I don't think our PhD students do their BA-MA-PhD in 7 to 8 years. They do their BA in 3-4; they tend to do a Research Master which is 2 years (and often one takes longer: and the PhD should now be possible in 3 years but really most PhD students take longer (4+ years). so that's more 8-9 years.
I think your intuition about thte loss/costs of 'speeding up' are right. Bert Musschenga, the former director of the Dutch Research School for Ethics and who is retiring as a professor at the VUAmsterdam this Friday, once said that the younger generations (that's you and me) are much more specialized and have a more narrow knowledge than previous generations. I think that has in part to do with the vastly increased pressure on us to publish, but also with the fact that time-efficiency in grad school has gone up. For various reasons we pressure out PHD students much more to finish their degrees in time (for one thing, they don't pay fees so the only financial compensation for the supervisory work that a department gets is if and when the PhD student gets her degree. I am not sure how that financial incentive works in the US or the UK or other continental European countries, but it definitely explains some of the pressure that supervisors put on their students to finish, and the earlier the better (since I think many have the intuition that the longer a PhD takes after, say, 4 years of work, the more likely it will never get finished).
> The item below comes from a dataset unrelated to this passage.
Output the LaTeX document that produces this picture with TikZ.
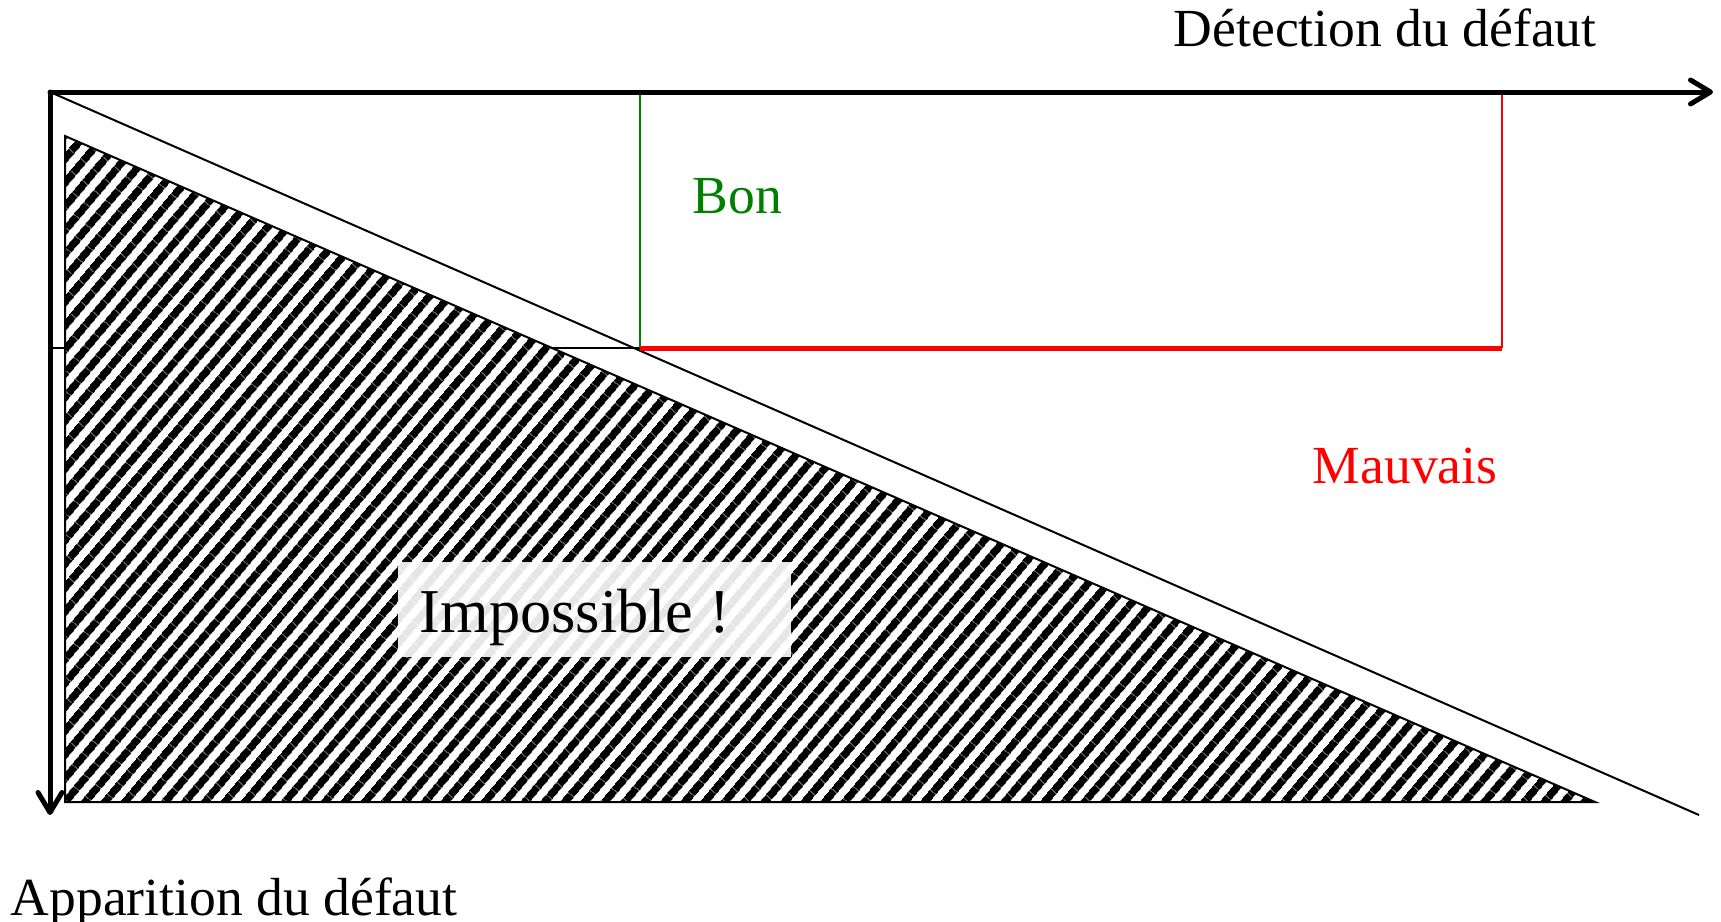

Posted by: Ingrid Robeyns | 09/23/2015 at 04:23 PM
Ingrid, I am now seeing CVs of completed PhDs with around eight years of higher education.
Posted by: Schliesser, Eric | 09/24/2015 at 03:14 PM
Ingrid,
UK it can be 3 years UG, 1 year MSc, 3 yr PhD (plus 1 for writing up) or
3 year UG + 4 year PhD (including writing up)
Or 4 year UG (but that's usually meng in computer science) + 4 year PhD.
It's not going to be 9 years, typically.